Practical Tips for Managing Drawdown

  • Understand the Rules: Before you even start trading, make sure you fully understand the prop firm’s drawdown rules. Is it balance based drawdown, equity based drawdown, or a hybrid approach? Knowledge is your first line of defense.
  • Set Personal Limits: Don’t just rely on the prop firm’s drawdown limits. Set your own, more conservative limits to give yourself a safety buffer.
  • Use Stop Losses Effectively: Always use stop losses to manage your risk on each trade. This can help you avoid significant drawdowns.
  • Monitor Open Trades: Keep a close eye on your open positions, especially if your prop firm monitors drawdown against equity. Use real-time analytics tools to help you.
  • Regularly Review Performance: Take time to review your trading performance to identify any patterns that could lead to high drawdowns. Adapt your strategy accordingly.
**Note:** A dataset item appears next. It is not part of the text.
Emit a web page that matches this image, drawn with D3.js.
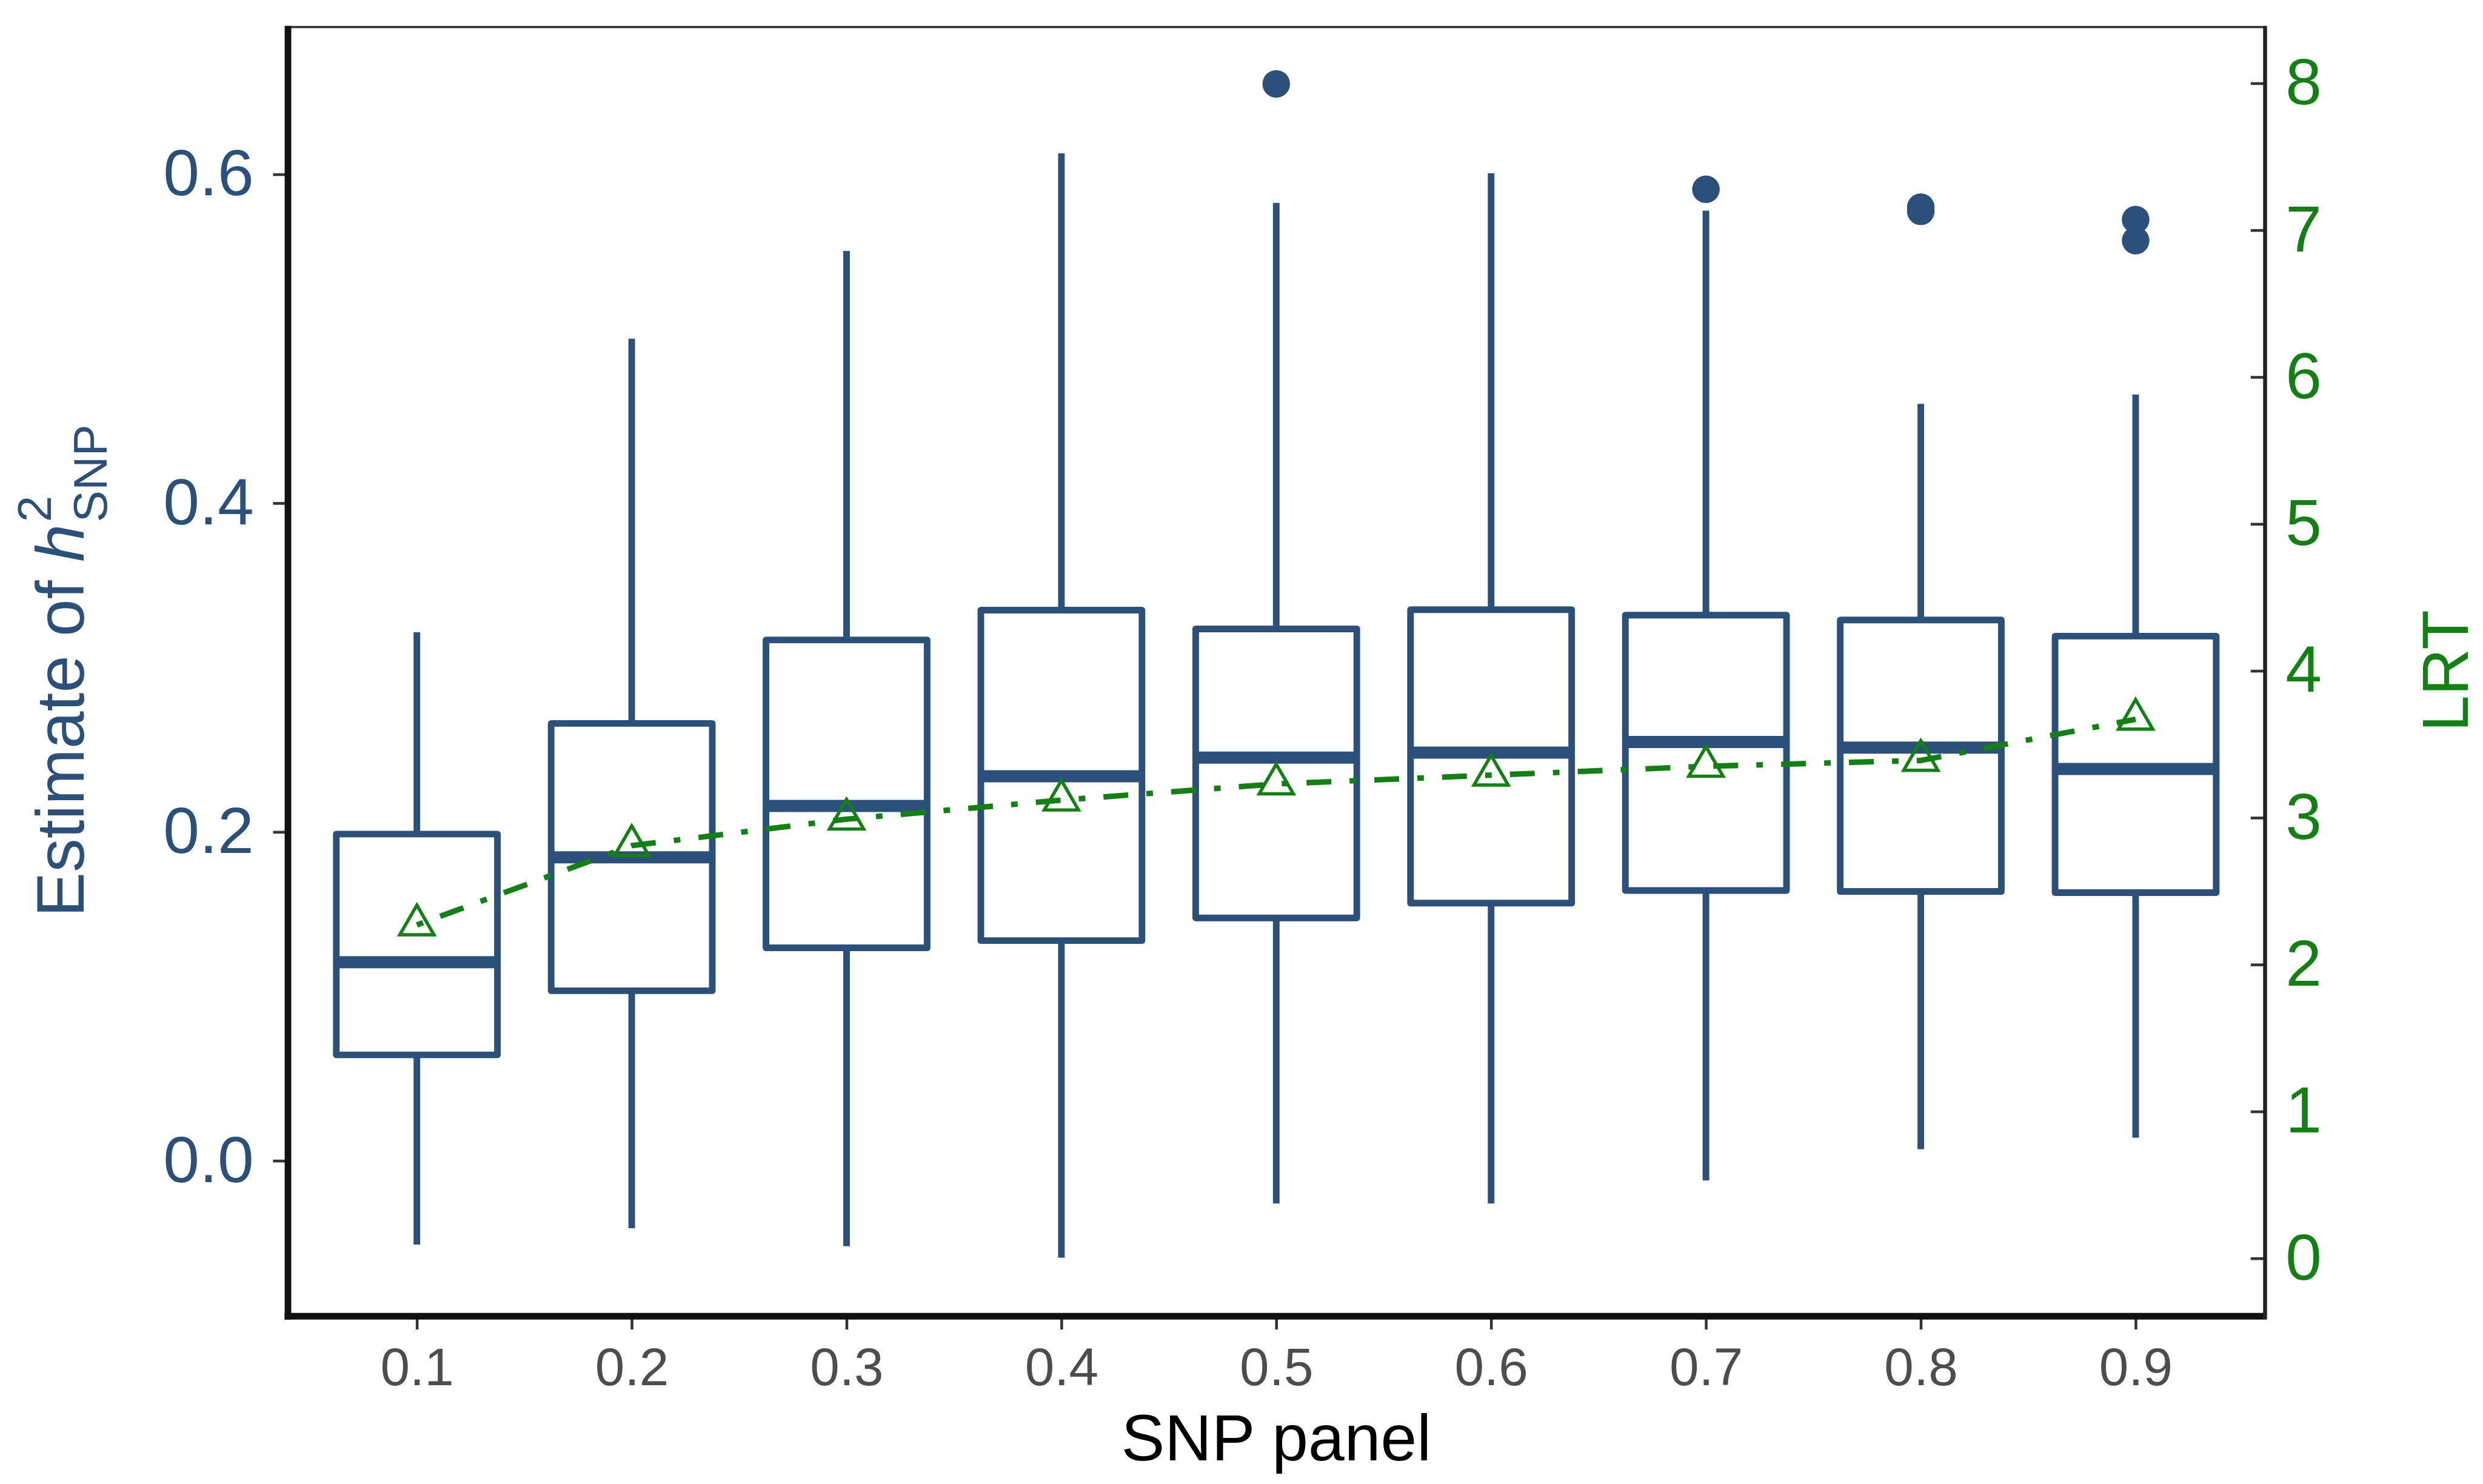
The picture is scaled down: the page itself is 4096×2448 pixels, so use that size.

🛠️ Toolbox Tip: Use risk management software or tools that can alert you when you’re approaching your drawdown limit. Some platforms offer this feature, and it can be a lifesaver.

Strategies for Success

  • Diversify: Don’t put all your eggs in one basket. Diversifying your trades can help mitigate risks and therefore manage drawdown more effectively.
  • Leverage Wisely: High leverage can lead to higher profits, but it can also lead to significant drawdowns. Use leverage cautiously and understand its impact on your drawdown.
  • Continuous Learning: The trading landscape is ever-changing. Keep updating your skills and knowledge to adapt to new market conditions.
  • Community Support: Join trading forums or communities where you can learn from others, share your experiences, and get advice on managing drawdown effectively.
  • Consult a Mentor: If possible, seek guidance from a more experienced trader who can provide personalized advice and strategies for managing drawdown.

🌟 Golden Rule: The key to succeeding in a prop firm challenge is effective risk management. Master this, and you’re well on your way to becoming a successful prop trader.

Conclusion

We’ve delved deep into the world of prop firms and their drawdown calculations. From understanding the basics of equity and balance drawdown to navigating the complexities of hybrid approaches, you’re now armed with the knowledge you need to tackle prop firm challenges head-on.

Key Takeaways

  • Understand the Metrics: Whether it’s equity based drawdown, balanced based drawdown, or a hybrid drawdown, knowing how your prop firm calculates drawdown is crucial.
  • Be Proactive: Don’t just rely on the firm’s drawdown limits. Set your own, use stop losses, and monitor your trades to manage your risk effectively.
  • Stay Informed: Keep learning and adapting. The trading landscape is ever-changing, and staying updated is key to managing drawdown successfully.
  • Risk Management is King: At the end of the day, effective risk management is your best strategy for succeeding in prop firm challenges.

Knowledge is power, but application is key. Use what you’ve learned here to be aware and prepared when participating in prop firm challenges. The road to becoming a successful prop trader is fraught with challenges, but with the right tools and strategies, you can navigate it like a pro.

So, are you ready to take on the prop firm world?